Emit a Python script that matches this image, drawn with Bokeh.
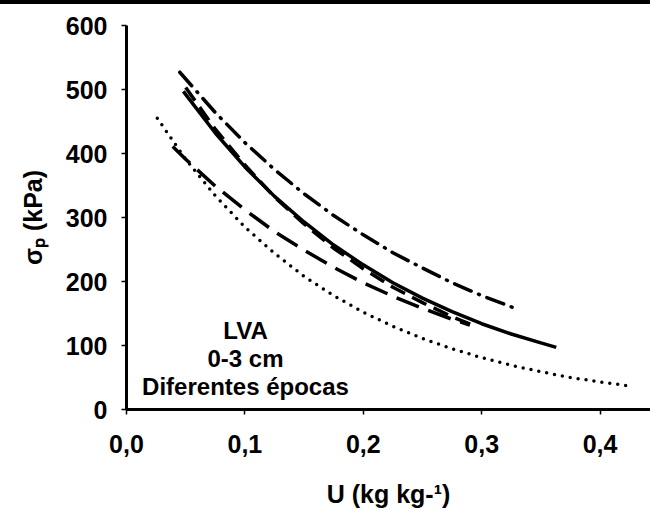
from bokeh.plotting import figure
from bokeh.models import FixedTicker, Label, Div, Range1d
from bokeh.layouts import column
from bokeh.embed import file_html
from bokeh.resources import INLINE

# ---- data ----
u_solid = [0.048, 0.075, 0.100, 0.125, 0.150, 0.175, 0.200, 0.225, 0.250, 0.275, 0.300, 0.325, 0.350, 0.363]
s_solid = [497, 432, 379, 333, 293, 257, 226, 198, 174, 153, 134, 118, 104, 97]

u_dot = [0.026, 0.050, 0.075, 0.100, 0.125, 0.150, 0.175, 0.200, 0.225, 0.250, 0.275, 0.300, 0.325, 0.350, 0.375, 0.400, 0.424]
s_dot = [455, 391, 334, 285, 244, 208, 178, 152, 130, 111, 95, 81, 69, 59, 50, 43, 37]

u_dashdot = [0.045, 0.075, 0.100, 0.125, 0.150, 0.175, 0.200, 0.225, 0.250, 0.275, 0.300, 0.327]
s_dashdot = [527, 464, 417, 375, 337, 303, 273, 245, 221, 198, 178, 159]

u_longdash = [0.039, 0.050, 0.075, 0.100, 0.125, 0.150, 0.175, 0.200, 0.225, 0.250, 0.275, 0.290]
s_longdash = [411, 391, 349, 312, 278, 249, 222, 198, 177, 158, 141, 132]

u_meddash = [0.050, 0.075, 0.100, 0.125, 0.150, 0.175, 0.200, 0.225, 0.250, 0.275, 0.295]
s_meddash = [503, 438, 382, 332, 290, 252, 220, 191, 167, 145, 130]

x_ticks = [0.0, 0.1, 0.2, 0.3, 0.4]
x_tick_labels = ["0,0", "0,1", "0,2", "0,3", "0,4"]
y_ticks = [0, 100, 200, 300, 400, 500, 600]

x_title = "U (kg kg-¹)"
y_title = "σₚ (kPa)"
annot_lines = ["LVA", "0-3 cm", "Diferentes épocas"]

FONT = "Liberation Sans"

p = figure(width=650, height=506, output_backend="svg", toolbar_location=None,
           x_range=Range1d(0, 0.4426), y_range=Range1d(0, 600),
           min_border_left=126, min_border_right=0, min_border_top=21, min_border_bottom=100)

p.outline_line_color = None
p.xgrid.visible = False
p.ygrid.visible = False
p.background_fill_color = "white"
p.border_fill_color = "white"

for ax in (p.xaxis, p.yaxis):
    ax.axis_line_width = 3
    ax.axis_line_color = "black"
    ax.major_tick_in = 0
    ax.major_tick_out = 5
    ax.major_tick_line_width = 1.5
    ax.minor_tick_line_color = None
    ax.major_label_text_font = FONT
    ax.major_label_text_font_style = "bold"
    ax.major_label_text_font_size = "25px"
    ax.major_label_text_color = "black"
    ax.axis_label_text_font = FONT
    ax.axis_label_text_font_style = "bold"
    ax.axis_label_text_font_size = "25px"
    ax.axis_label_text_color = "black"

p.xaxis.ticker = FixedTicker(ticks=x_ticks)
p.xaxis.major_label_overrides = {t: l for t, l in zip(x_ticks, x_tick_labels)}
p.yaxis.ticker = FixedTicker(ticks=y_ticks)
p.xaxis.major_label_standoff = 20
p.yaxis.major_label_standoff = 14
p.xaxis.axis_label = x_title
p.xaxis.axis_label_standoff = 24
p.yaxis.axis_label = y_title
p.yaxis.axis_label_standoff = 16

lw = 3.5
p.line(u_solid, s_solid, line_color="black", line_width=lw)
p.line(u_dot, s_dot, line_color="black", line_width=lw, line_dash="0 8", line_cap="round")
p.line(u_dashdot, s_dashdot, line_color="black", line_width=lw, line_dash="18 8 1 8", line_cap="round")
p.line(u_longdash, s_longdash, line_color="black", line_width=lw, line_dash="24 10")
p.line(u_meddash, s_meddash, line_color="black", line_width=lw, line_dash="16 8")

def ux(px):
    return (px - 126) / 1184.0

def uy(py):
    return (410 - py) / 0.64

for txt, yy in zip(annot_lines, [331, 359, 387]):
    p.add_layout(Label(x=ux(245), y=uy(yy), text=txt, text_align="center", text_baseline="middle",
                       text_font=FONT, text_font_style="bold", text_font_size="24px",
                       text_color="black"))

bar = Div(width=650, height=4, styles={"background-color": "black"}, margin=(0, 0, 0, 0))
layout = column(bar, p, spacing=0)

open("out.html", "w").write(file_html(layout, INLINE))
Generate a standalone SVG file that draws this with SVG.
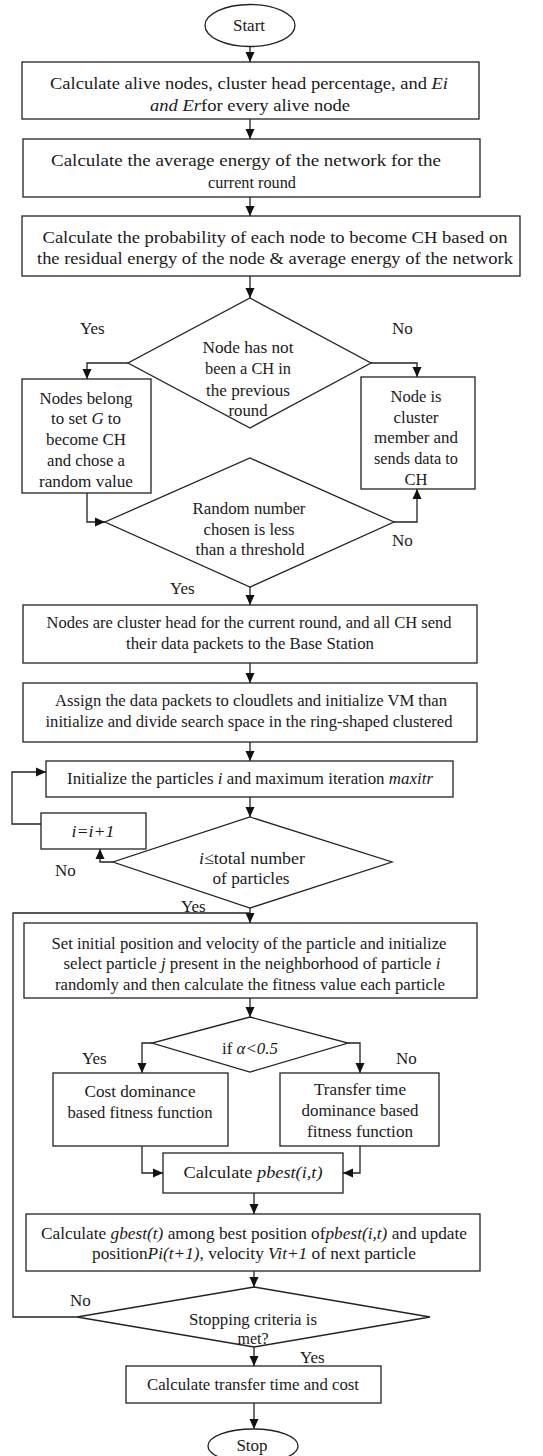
----------
**Given task**
Transcribe the full listing above exactly as it stands, minus the pictures.

**Expected answer**
Emit a Python script that matches this image, drawn with Bokeh.
from bokeh.plotting import figure
from bokeh.models import FixedTicker, Label, Div, Range1d
from bokeh.layouts import column
from bokeh.embed import file_html
from bokeh.resources import INLINE

# ---- data ----
u_solid = [0.048, 0.075, 0.100, 0.125, 0.150, 0.175, 0.200, 0.225, 0.250, 0.275, 0.300, 0.325, 0.350, 0.363]
s_solid = [497, 432, 379, 333, 293, 257, 226, 198, 174, 153, 134, 118, 104, 97]

u_dot = [0.026, 0.050, 0.075, 0.100, 0.125, 0.150, 0.175, 0.200, 0.225, 0.250, 0.275, 0.300, 0.325, 0.350, 0.375, 0.400, 0.424]
s_dot = [455, 391, 334, 285, 244, 208, 178, 152, 130, 111, 95, 81, 69, 59, 50, 43, 37]

u_dashdot = [0.045, 0.075, 0.100, 0.125, 0.150, 0.175, 0.200, 0.225, 0.250, 0.275, 0.300, 0.327]
s_dashdot = [527, 464, 417, 375, 337, 303, 273, 245, 221, 198, 178, 159]

u_longdash = [0.039, 0.050, 0.075, 0.100, 0.125, 0.150, 0.175, 0.200, 0.225, 0.250, 0.275, 0.290]
s_longdash = [411, 391, 349, 312, 278, 249, 222, 198, 177, 158, 141, 132]

u_meddash = [0.050, 0.075, 0.100, 0.125, 0.150, 0.175, 0.200, 0.225, 0.250, 0.275, 0.295]
s_meddash = [503, 438, 382, 332, 290, 252, 220, 191, 167, 145, 130]

x_ticks = [0.0, 0.1, 0.2, 0.3, 0.4]
x_tick_labels = ["0,0", "0,1", "0,2", "0,3", "0,4"]
y_ticks = [0, 100, 200, 300, 400, 500, 600]

x_title = "U (kg kg-¹)"
y_title = "σₚ (kPa)"
annot_lines = ["LVA", "0-3 cm", "Diferentes épocas"]

FONT = "Liberation Sans"

p = figure(width=650, height=506, output_backend="svg", toolbar_location=None,
           x_range=Range1d(0, 0.4426), y_range=Range1d(0, 600),
           min_border_left=126, min_border_right=0, min_border_top=21, min_border_bottom=100)

p.outline_line_color = None
p.xgrid.visible = False
p.ygrid.visible = False
p.background_fill_color = "white"
p.border_fill_color = "white"

for ax in (p.xaxis, p.yaxis):
    ax.axis_line_width = 3
    ax.axis_line_color = "black"
    ax.major_tick_in = 0
    ax.major_tick_out = 5
    ax.major_tick_line_width = 1.5
    ax.minor_tick_line_color = None
    ax.major_label_text_font = FONT
    ax.major_label_text_font_style = "bold"
    ax.major_label_text_font_size = "25px"
    ax.major_label_text_color = "black"
    ax.axis_label_text_font = FONT
    ax.axis_label_text_font_style = "bold"
    ax.axis_label_text_font_size = "25px"
    ax.axis_label_text_color = "black"

p.xaxis.ticker = FixedTicker(ticks=x_ticks)
p.xaxis.major_label_overrides = {t: l for t, l in zip(x_ticks, x_tick_labels)}
p.yaxis.ticker = FixedTicker(ticks=y_ticks)
p.xaxis.major_label_standoff = 20
p.yaxis.major_label_standoff = 14
p.xaxis.axis_label = x_title
p.xaxis.axis_label_standoff = 24
p.yaxis.axis_label = y_title
p.yaxis.axis_label_standoff = 16

lw = 3.5
p.line(u_solid, s_solid, line_color="black", line_width=lw)
p.line(u_dot, s_dot, line_color="black", line_width=lw, line_dash="0 8", line_cap="round")
p.line(u_dashdot, s_dashdot, line_color="black", line_width=lw, line_dash="18 8 1 8", line_cap="round")
p.line(u_longdash, s_longdash, line_color="black", line_width=lw, line_dash="24 10")
p.line(u_meddash, s_meddash, line_color="black", line_width=lw, line_dash="16 8")

def ux(px):
    return (px - 126) / 1184.0

def uy(py):
    return (410 - py) / 0.64

for txt, yy in zip(annot_lines, [331, 359, 387]):
    p.add_layout(Label(x=ux(245), y=uy(yy), text=txt, text_align="center", text_baseline="middle",
                       text_font=FONT, text_font_style="bold", text_font_size="24px",
                       text_color="black"))

bar = Div(width=650, height=4, styles={"background-color": "black"}, margin=(0, 0, 0, 0))
layout = column(bar, p, spacing=0)

open("out.html", "w").write(file_html(layout, INLINE))
Generate a standalone SVG file that draws this with SVG.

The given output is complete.